Roadmapping our finances is a great way to work on goals and maybe also even to get clearer about what our goals should be. If anyone’s stuck in a rut and not sure what specific goals they should make, or what *specifically* they want to do with their life, they can start planning and keeping track of their finances. It’s a simple and practical step to start with, and it will help you get clearer on where you actually are today. Great way to get ideas on where you’d like to be in another year, 2 yrs, etc.

Kevin September 8, 2009 at 8:50 pm

Exactly. Tracking your finances solves part of the “knowing where you are” portion of the equation. Thanks for stopping by.

Garry - thisimprovedlife September 7, 2009 at 1:50 pm

Great points. I find it important to self-assess my lifes goals every 6 months as nothing stays the same forever and priorities can change. Especially in this financial climate.

Kevin September 8, 2009 at 8:56 pm

Yea… our goals are constantly moving. But even when they don’t change it is good to sit down and go over them just to make sure.

dawn September 8, 2009 at 2:40 pm

“Paying for value while sacrificing things you don’t truly value…”

An important point. What is valuable to one, of course, may lack value to another, but being thrifty or an profligate spender doesn’t have to be an all or nothing thing.

I’m happy to curtail spending on dining out, clothing and other non-essentials so i can update/renovate my house, something I enjoy and which gives me lasting satisfaction.

Kevin September 8, 2009 at 8:58 pm

Very true. I may value some things that others do not. I plan to write on this more in the future.

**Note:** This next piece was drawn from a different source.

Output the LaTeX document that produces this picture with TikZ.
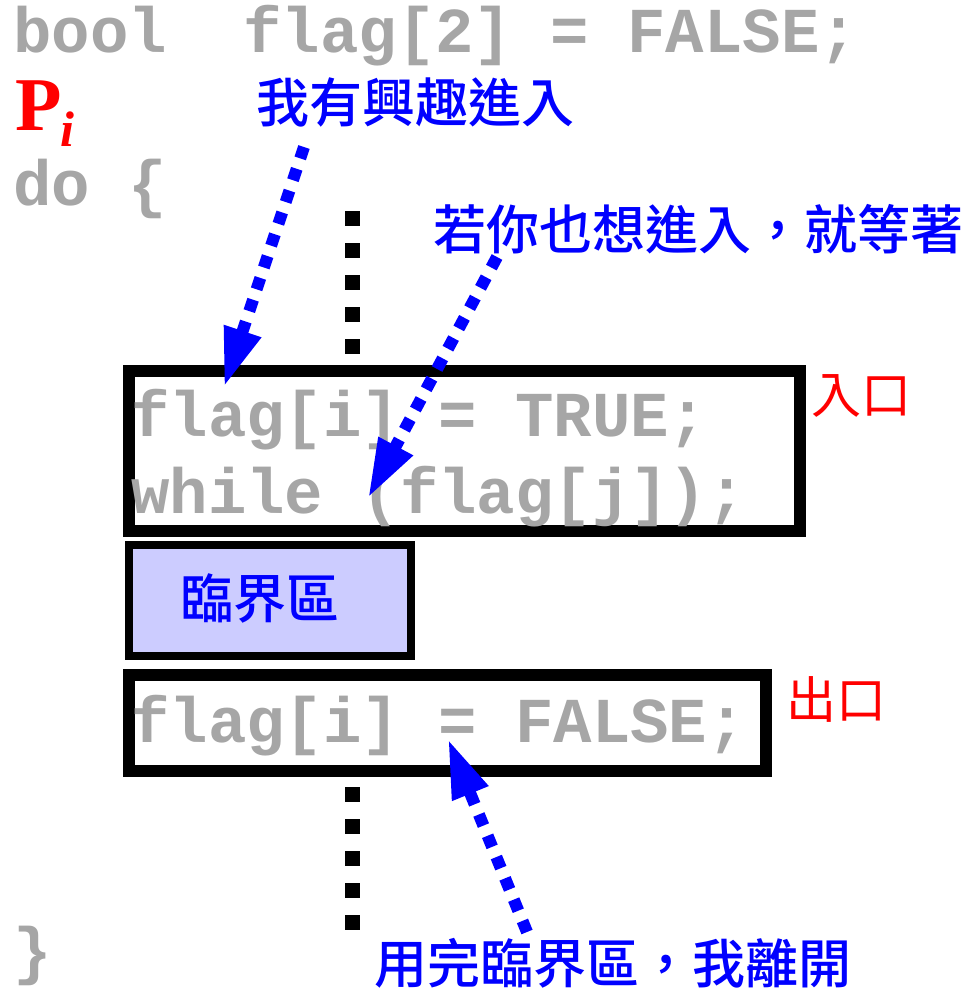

Janie Out of Debt September 9, 2009 at 8:37 pm

I ask myself that question often: “Why am I working?”
a. To pay my bills
b. For freedom one day from work (I pay myself first!)

Best wishes,


Kevin September 11, 2009 at 10:36 pm

That’s the key… knowing where you are going.

What would be even better… wanting to work because you were doing something you love…!

Janie Out of Debt September 12, 2009 at 2:59 am

Thanks for the reply. I am glad that I found your blog! Have a nice weekend.